### Short task
Transcribe the listing verbatim. Do not carry over any pictures.

┌──

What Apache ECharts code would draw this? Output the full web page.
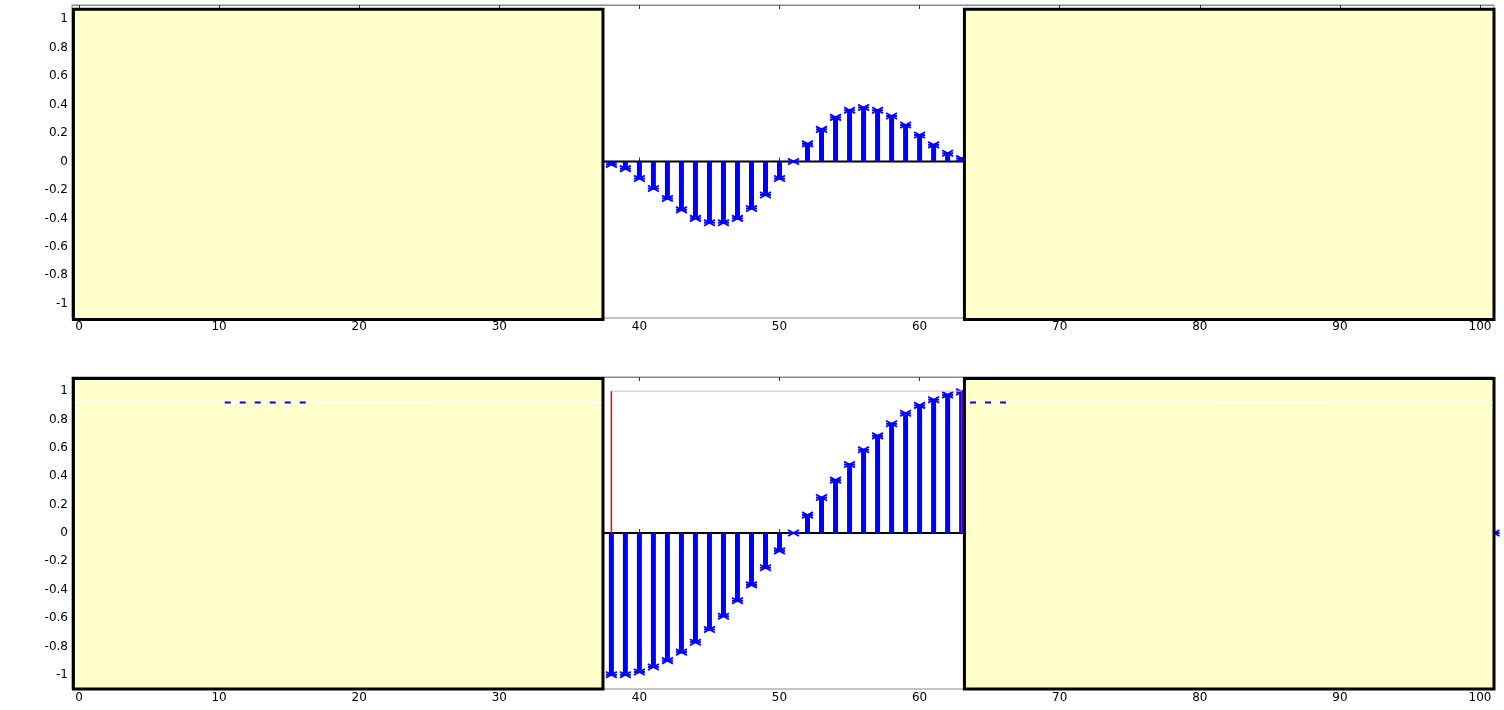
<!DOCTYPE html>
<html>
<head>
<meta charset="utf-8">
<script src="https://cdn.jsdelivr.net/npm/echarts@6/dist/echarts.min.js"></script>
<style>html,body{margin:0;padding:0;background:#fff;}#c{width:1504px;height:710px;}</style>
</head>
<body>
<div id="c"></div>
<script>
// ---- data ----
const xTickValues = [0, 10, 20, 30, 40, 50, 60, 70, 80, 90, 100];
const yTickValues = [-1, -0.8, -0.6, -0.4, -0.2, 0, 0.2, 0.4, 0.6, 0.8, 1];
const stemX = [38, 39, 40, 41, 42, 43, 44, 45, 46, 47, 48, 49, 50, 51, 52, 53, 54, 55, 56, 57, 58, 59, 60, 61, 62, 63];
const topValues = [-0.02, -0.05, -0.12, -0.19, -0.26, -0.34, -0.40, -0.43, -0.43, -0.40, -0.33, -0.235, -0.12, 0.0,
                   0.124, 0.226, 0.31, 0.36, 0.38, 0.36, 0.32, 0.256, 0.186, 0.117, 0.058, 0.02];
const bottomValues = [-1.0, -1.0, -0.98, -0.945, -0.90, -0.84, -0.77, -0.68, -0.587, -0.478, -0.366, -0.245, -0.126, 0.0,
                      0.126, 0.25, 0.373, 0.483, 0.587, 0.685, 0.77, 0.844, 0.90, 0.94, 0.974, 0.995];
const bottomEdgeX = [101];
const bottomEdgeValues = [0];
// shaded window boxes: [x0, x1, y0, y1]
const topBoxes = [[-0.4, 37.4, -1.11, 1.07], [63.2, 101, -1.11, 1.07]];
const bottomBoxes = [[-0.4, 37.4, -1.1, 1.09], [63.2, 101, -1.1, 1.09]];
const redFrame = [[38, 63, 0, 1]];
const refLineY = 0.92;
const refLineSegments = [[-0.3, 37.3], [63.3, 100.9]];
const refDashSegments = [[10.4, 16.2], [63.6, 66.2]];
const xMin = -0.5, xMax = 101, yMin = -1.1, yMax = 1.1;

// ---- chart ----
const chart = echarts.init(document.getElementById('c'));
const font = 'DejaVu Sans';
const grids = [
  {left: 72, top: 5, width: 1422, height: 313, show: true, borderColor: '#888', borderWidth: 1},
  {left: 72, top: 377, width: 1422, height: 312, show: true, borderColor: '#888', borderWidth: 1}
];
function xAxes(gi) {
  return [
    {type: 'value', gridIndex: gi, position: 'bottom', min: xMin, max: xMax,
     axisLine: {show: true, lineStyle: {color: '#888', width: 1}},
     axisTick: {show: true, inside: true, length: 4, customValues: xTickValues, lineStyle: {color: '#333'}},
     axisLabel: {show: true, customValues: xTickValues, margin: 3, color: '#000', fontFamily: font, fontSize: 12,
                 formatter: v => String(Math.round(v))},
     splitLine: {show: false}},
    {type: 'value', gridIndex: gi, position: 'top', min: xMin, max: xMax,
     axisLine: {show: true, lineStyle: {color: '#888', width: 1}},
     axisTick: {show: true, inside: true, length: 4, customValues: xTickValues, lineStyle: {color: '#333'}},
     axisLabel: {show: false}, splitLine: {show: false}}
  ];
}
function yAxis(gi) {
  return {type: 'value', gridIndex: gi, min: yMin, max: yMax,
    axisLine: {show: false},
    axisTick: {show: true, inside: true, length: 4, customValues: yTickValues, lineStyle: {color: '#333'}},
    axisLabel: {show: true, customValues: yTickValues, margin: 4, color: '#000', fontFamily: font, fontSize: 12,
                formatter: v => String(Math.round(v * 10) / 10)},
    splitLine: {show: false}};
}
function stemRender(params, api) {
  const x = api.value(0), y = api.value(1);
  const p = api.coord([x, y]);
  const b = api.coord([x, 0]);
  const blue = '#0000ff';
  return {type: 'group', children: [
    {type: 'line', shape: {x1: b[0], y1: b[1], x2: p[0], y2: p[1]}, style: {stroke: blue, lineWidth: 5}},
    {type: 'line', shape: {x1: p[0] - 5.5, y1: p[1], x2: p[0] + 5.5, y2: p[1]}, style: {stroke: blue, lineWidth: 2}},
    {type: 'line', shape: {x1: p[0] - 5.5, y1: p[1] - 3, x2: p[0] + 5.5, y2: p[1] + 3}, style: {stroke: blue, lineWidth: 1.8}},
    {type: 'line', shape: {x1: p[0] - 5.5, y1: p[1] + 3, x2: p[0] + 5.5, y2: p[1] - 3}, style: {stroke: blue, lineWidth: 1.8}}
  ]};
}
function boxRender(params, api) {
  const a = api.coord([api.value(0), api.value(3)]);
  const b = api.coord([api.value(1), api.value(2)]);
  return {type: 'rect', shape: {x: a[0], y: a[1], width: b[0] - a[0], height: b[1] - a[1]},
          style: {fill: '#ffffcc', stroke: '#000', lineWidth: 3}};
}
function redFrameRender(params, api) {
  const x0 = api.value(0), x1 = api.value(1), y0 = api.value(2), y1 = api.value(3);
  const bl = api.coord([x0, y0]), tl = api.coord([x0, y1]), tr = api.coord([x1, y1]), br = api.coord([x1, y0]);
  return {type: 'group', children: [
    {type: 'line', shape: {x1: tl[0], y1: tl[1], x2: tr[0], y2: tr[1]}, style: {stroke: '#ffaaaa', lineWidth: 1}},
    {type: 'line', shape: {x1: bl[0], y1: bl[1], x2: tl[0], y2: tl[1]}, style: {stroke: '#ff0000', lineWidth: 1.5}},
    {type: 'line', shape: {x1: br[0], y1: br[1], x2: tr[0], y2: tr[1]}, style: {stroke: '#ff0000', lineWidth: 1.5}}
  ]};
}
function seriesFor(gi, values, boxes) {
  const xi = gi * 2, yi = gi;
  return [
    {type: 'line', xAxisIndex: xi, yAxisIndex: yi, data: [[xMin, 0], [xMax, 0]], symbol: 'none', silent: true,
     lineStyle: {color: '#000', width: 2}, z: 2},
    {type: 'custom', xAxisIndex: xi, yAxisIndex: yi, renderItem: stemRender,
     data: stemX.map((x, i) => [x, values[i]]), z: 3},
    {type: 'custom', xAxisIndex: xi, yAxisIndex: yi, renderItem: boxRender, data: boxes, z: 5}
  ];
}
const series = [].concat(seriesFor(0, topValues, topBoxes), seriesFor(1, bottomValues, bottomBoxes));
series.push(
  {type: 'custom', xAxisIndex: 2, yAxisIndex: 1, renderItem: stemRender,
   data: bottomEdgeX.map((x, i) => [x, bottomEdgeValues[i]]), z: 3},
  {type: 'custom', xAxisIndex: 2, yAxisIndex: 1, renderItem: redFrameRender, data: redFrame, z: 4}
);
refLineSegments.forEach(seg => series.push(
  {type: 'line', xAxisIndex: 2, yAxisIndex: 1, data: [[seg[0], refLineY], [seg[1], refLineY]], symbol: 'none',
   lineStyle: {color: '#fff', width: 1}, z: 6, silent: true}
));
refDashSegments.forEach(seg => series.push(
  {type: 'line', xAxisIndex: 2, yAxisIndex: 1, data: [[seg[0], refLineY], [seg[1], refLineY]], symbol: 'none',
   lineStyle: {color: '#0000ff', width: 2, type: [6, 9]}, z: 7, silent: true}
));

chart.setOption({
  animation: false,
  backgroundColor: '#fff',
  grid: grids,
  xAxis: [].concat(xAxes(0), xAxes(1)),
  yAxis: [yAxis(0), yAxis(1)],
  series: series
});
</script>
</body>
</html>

└──

### Task solution
What Apache ECharts code would draw this? Output the full web page.
<!DOCTYPE html>
<html>
<head>
<meta charset="utf-8">
<script src="https://cdn.jsdelivr.net/npm/echarts@6/dist/echarts.min.js"></script>
<style>html,body{margin:0;padding:0;background:#fff;}#c{width:1504px;height:710px;}</style>
</head>
<body>
<div id="c"></div>
<script>
// ---- data ----
const xTickValues = [0, 10, 20, 30, 40, 50, 60, 70, 80, 90, 100];
const yTickValues = [-1, -0.8, -0.6, -0.4, -0.2, 0, 0.2, 0.4, 0.6, 0.8, 1];
const stemX = [38, 39, 40, 41, 42, 43, 44, 45, 46, 47, 48, 49, 50, 51, 52, 53, 54, 55, 56, 57, 58, 59, 60, 61, 62, 63];
const topValues = [-0.02, -0.05, -0.12, -0.19, -0.26, -0.34, -0.40, -0.43, -0.43, -0.40, -0.33, -0.235, -0.12, 0.0,
                   0.124, 0.226, 0.31, 0.36, 0.38, 0.36, 0.32, 0.256, 0.186, 0.117, 0.058, 0.02];
const bottomValues = [-1.0, -1.0, -0.98, -0.945, -0.90, -0.84, -0.77, -0.68, -0.587, -0.478, -0.366, -0.245, -0.126, 0.0,
                      0.126, 0.25, 0.373, 0.483, 0.587, 0.685, 0.77, 0.844, 0.90, 0.94, 0.974, 0.995];
const bottomEdgeX = [101];
const bottomEdgeValues = [0];
// shaded window boxes: [x0, x1, y0, y1]
const topBoxes = [[-0.4, 37.4, -1.11, 1.07], [63.2, 101, -1.11, 1.07]];
const bottomBoxes = [[-0.4, 37.4, -1.1, 1.09], [63.2, 101, -1.1, 1.09]];
const redFrame = [[38, 63, 0, 1]];
const refLineY = 0.92;
const refLineSegments = [[-0.3, 37.3], [63.3, 100.9]];
const refDashSegments = [[10.4, 16.2], [63.6, 66.2]];
const xMin = -0.5, xMax = 101, yMin = -1.1, yMax = 1.1;

// ---- chart ----
const chart = echarts.init(document.getElementById('c'));
const font = 'DejaVu Sans';
const grids = [
  {left: 72, top: 5, width: 1422, height: 313, show: true, borderColor: '#888', borderWidth: 1},
  {left: 72, top: 377, width: 1422, height: 312, show: true, borderColor: '#888', borderWidth: 1}
];
function xAxes(gi) {
  return [
    {type: 'value', gridIndex: gi, position: 'bottom', min: xMin, max: xMax,
     axisLine: {show: true, lineStyle: {color: '#888', width: 1}},
     axisTick: {show: true, inside: true, length: 4, customValues: xTickValues, lineStyle: {color: '#333'}},
     axisLabel: {show: true, customValues: xTickValues, margin: 3, color: '#000', fontFamily: font, fontSize: 12,
                 formatter: v => String(Math.round(v))},
     splitLine: {show: false}},
    {type: 'value', gridIndex: gi, position: 'top', min: xMin, max: xMax,
     axisLine: {show: true, lineStyle: {color: '#888', width: 1}},
     axisTick: {show: true, inside: true, length: 4, customValues: xTickValues, lineStyle: {color: '#333'}},
     axisLabel: {show: false}, splitLine: {show: false}}
  ];
}
function yAxis(gi) {
  return {type: 'value', gridIndex: gi, min: yMin, max: yMax,
    axisLine: {show: false},
    axisTick: {show: true, inside: true, length: 4, customValues: yTickValues, lineStyle: {color: '#333'}},
    axisLabel: {show: true, customValues: yTickValues, margin: 4, color: '#000', fontFamily: font, fontSize: 12,
                formatter: v => String(Math.round(v * 10) / 10)},
    splitLine: {show: false}};
}
function stemRender(params, api) {
  const x = api.value(0), y = api.value(1);
  const p = api.coord([x, y]);
  const b = api.coord([x, 0]);
  const blue = '#0000ff';
  return {type: 'group', children: [
    {type: 'line', shape: {x1: b[0], y1: b[1], x2: p[0], y2: p[1]}, style: {stroke: blue, lineWidth: 5}},
    {type: 'line', shape: {x1: p[0] - 5.5, y1: p[1], x2: p[0] + 5.5, y2: p[1]}, style: {stroke: blue, lineWidth: 2}},
    {type: 'line', shape: {x1: p[0] - 5.5, y1: p[1] - 3, x2: p[0] + 5.5, y2: p[1] + 3}, style: {stroke: blue, lineWidth: 1.8}},
    {type: 'line', shape: {x1: p[0] - 5.5, y1: p[1] + 3, x2: p[0] + 5.5, y2: p[1] - 3}, style: {stroke: blue, lineWidth: 1.8}}
  ]};
}
function boxRender(params, api) {
  const a = api.coord([api.value(0), api.value(3)]);
  const b = api.coord([api.value(1), api.value(2)]);
  return {type: 'rect', shape: {x: a[0], y: a[1], width: b[0] - a[0], height: b[1] - a[1]},
          style: {fill: '#ffffcc', stroke: '#000', lineWidth: 3}};
}
function redFrameRender(params, api) {
  const x0 = api.value(0), x1 = api.value(1), y0 = api.value(2), y1 = api.value(3);
  const bl = api.coord([x0, y0]), tl = api.coord([x0, y1]), tr = api.coord([x1, y1]), br = api.coord([x1, y0]);
  return {type: 'group', children: [
    {type: 'line', shape: {x1: tl[0], y1: tl[1], x2: tr[0], y2: tr[1]}, style: {stroke: '#ffaaaa', lineWidth: 1}},
    {type: 'line', shape: {x1: bl[0], y1: bl[1], x2: tl[0], y2: tl[1]}, style: {stroke: '#ff0000', lineWidth: 1.5}},
    {type: 'line', shape: {x1: br[0], y1: br[1], x2: tr[0], y2: tr[1]}, style: {stroke: '#ff0000', lineWidth: 1.5}}
  ]};
}
function seriesFor(gi, values, boxes) {
  const xi = gi * 2, yi = gi;
  return [
    {type: 'line', xAxisIndex: xi, yAxisIndex: yi, data: [[xMin, 0], [xMax, 0]], symbol: 'none', silent: true,
     lineStyle: {color: '#000', width: 2}, z: 2},
    {type: 'custom', xAxisIndex: xi, yAxisIndex: yi, renderItem: stemRender,
     data: stemX.map((x, i) => [x, values[i]]), z: 3},
    {type: 'custom', xAxisIndex: xi, yAxisIndex: yi, renderItem: boxRender, data: boxes, z: 5}
  ];
}
const series = [].concat(seriesFor(0, topValues, topBoxes), seriesFor(1, bottomValues, bottomBoxes));
series.push(
  {type: 'custom', xAxisIndex: 2, yAxisIndex: 1, renderItem: stemRender,
   data: bottomEdgeX.map((x, i) => [x, bottomEdgeValues[i]]), z: 3},
  {type: 'custom', xAxisIndex: 2, yAxisIndex: 1, renderItem: redFrameRender, data: redFrame, z: 4}
);
refLineSegments.forEach(seg => series.push(
  {type: 'line', xAxisIndex: 2, yAxisIndex: 1, data: [[seg[0], refLineY], [seg[1], refLineY]], symbol: 'none',
   lineStyle: {color: '#fff', width: 1}, z: 6, silent: true}
));
refDashSegments.forEach(seg => series.push(
  {type: 'line', xAxisIndex: 2, yAxisIndex: 1, data: [[seg[0], refLineY], [seg[1], refLineY]], symbol: 'none',
   lineStyle: {color: '#0000ff', width: 2, type: [6, 9]}, z: 7, silent: true}
));

chart.setOption({
  animation: false,
  backgroundColor: '#fff',
  grid: grids,
  xAxis: [].concat(xAxes(0), xAxes(1)),
  yAxis: [yAxis(0), yAxis(1)],
  series: series
});
</script>
</body>
</html>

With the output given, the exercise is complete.